[Charts and diagrams as code]
· · · ·
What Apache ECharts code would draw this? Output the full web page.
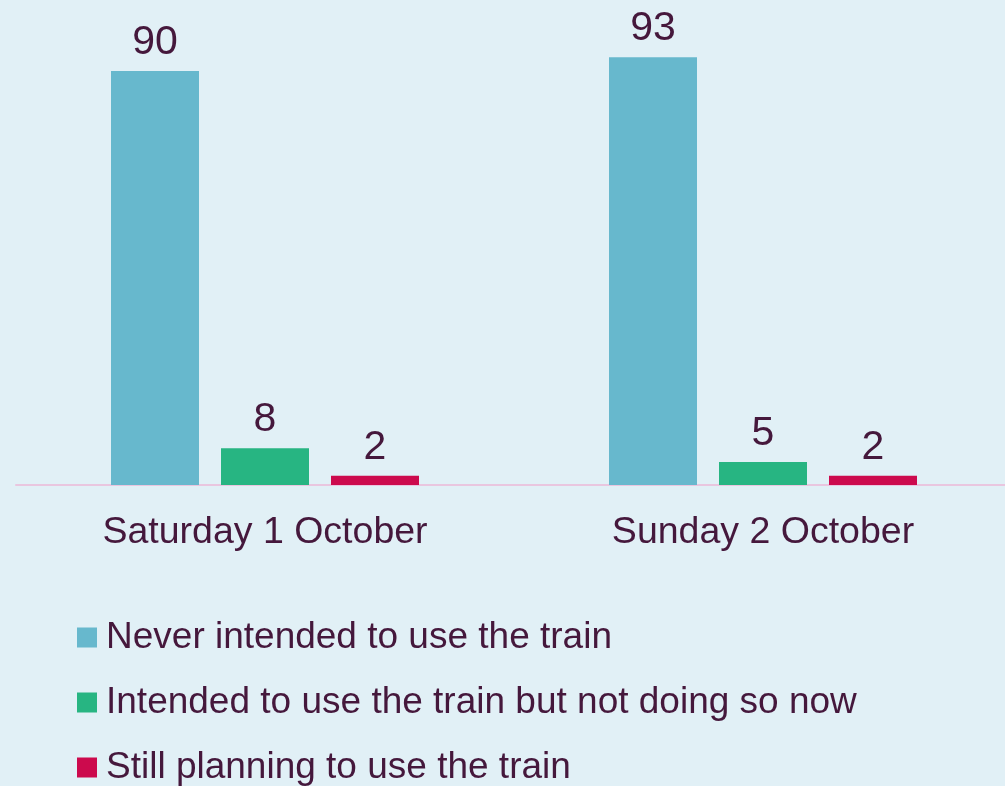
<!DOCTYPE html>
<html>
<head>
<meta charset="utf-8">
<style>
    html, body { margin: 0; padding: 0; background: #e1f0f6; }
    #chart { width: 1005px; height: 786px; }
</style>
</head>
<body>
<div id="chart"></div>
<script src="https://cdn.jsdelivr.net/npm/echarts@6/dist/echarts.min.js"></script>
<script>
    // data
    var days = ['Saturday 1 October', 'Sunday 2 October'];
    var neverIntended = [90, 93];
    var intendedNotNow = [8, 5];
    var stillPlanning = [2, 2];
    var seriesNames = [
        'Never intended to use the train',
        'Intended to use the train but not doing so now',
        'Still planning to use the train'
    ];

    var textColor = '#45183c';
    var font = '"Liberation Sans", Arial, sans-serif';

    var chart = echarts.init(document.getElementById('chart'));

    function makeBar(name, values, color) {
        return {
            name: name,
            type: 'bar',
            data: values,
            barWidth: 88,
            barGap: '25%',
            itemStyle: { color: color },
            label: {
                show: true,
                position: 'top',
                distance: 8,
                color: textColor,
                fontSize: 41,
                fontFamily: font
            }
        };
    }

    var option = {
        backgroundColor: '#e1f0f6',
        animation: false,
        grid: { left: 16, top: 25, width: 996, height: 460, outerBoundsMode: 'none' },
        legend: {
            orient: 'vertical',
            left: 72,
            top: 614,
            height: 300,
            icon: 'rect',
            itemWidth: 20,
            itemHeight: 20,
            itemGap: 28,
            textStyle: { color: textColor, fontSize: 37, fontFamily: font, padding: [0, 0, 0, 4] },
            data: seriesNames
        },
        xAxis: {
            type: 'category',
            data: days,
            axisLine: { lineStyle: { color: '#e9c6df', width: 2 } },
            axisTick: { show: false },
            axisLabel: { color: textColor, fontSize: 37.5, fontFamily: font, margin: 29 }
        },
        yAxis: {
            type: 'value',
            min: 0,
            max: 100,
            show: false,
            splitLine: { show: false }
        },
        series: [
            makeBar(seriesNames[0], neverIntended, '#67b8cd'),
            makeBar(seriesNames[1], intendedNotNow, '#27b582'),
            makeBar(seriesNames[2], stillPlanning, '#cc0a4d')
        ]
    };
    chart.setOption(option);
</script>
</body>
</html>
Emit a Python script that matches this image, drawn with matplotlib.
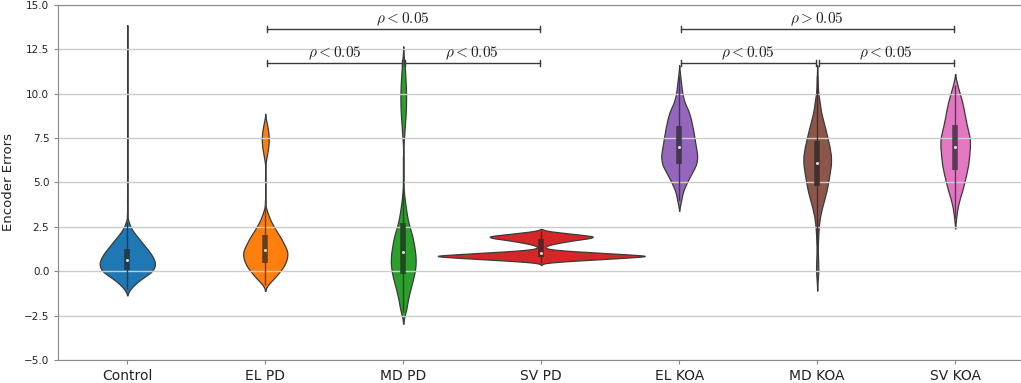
· · · ·
(THE EXERCISE):
Set down all the data again exactly as above, pictures excluded.

(WRITTEN ANSWER):
What Apache ECharts code would draw this? Output the full web page.
<!DOCTYPE html>
<html>
<head>
<meta charset="utf-8">
<style>
    html, body { margin: 0; padding: 0; background: #e1f0f6; }
    #chart { width: 1005px; height: 786px; }
</style>
</head>
<body>
<div id="chart"></div>
<script src="https://cdn.jsdelivr.net/npm/echarts@6/dist/echarts.min.js"></script>
<script>
    // data
    var days = ['Saturday 1 October', 'Sunday 2 October'];
    var neverIntended = [90, 93];
    var intendedNotNow = [8, 5];
    var stillPlanning = [2, 2];
    var seriesNames = [
        'Never intended to use the train',
        'Intended to use the train but not doing so now',
        'Still planning to use the train'
    ];

    var textColor = '#45183c';
    var font = '"Liberation Sans", Arial, sans-serif';

    var chart = echarts.init(document.getElementById('chart'));

    function makeBar(name, values, color) {
        return {
            name: name,
            type: 'bar',
            data: values,
            barWidth: 88,
            barGap: '25%',
            itemStyle: { color: color },
            label: {
                show: true,
                position: 'top',
                distance: 8,
                color: textColor,
                fontSize: 41,
                fontFamily: font
            }
        };
    }

    var option = {
        backgroundColor: '#e1f0f6',
        animation: false,
        grid: { left: 16, top: 25, width: 996, height: 460, outerBoundsMode: 'none' },
        legend: {
            orient: 'vertical',
            left: 72,
            top: 614,
            height: 300,
            icon: 'rect',
            itemWidth: 20,
            itemHeight: 20,
            itemGap: 28,
            textStyle: { color: textColor, fontSize: 37, fontFamily: font, padding: [0, 0, 0, 4] },
            data: seriesNames
        },
        xAxis: {
            type: 'category',
            data: days,
            axisLine: { lineStyle: { color: '#e9c6df', width: 2 } },
            axisTick: { show: false },
            axisLabel: { color: textColor, fontSize: 37.5, fontFamily: font, margin: 29 }
        },
        yAxis: {
            type: 'value',
            min: 0,
            max: 100,
            show: false,
            splitLine: { show: false }
        },
        series: [
            makeBar(seriesNames[0], neverIntended, '#67b8cd'),
            makeBar(seriesNames[1], intendedNotNow, '#27b582'),
            makeBar(seriesNames[2], stillPlanning, '#cc0a4d')
        ]
    };
    chart.setOption(option);
</script>
</body>
</html>
Emit a Python script that matches this image, drawn with matplotlib.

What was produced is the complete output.